Главное произведение этих лет, неоконченный роман «Бич божий», был посмертно издан в Париже в 1938 году. А умер Евгений Иванович Замятин 10 марта 1937 года и был похоронен в пригороде Парижа на кладбище в Тие.
В Советском Союзе, как и других эмигрантов, Замятина не издавали. Впервые после долгого перерыва повести и рассказы писателя вышли на родине уже в перестроечные времена, в 1986 году в Воронеже, в Центрально-Черноземном книжном издательстве в серии «Отчий край», которую основал известный воронежский литератор В. В. Будаков.

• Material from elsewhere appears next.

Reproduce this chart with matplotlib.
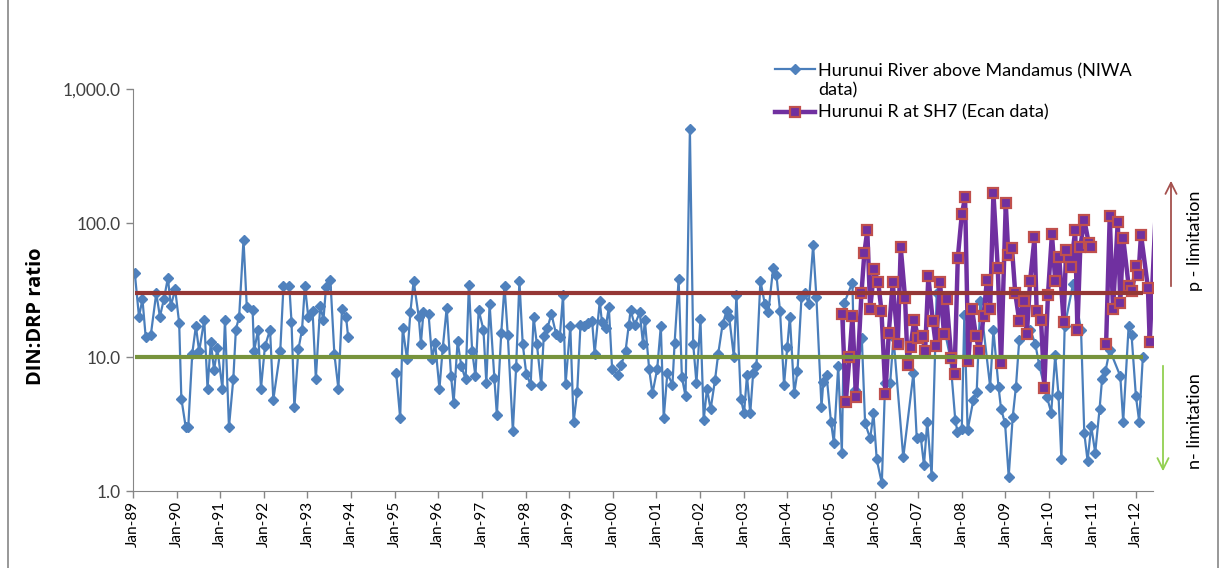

В 1989 году избранное Замятина вышло сразу в двух московских издательствах. А 8 октября 2009 года на родине писателя в Лебедяни открылся Дом-музей Евгения Замятина. Здесь, на южной окраине уездного городка Лебедяни, близ Покровской церкви, где служил настоятелем отец, на одноимённой улице (ныне - Ситникова, в доме № 14, принадлежавшему деду - священнику Александру Платонову, в окружении родственников по материнской линии, 1 февраля 1884 года родился и провёл свои юные годы будущий русский писатель и кораблестроитель. В доме-музее представлена тематическая экспозиция, посвященная жизни и творчеству писателя, его семье, предметы быта.
... Прошло изрядное количество лет. Нет уже страны, в которую хотел вернуться Замятин, позарастали уже могилы и тех, кто яростно строил новый мир всеобщего счастья, и тех, кто не менее яростно противился этому. Переплавлен на иголки ледокольный пароход «Александр Невский» - «Владимир Ильич» и поставлен на вечную стоянку в Мурманске его атомный собрат «Ленин». Но мы по-прежнему живем надеждой, что наш аэроплан пристанет в стране «где люди будут равны и свободны по-настоящему, где люди поймут, что они - братья...» А нынешняя Франция, по мнению многих из нас, с её отвратительным блудливым президентом и законом об однополых браках, заслуживает ещё в большей мере, чем прежняя, того, чтобы филантроп Аттила с четырьмя сотнями тысяч всадников все-таки поджег её как смердящий очаг разврата и порока.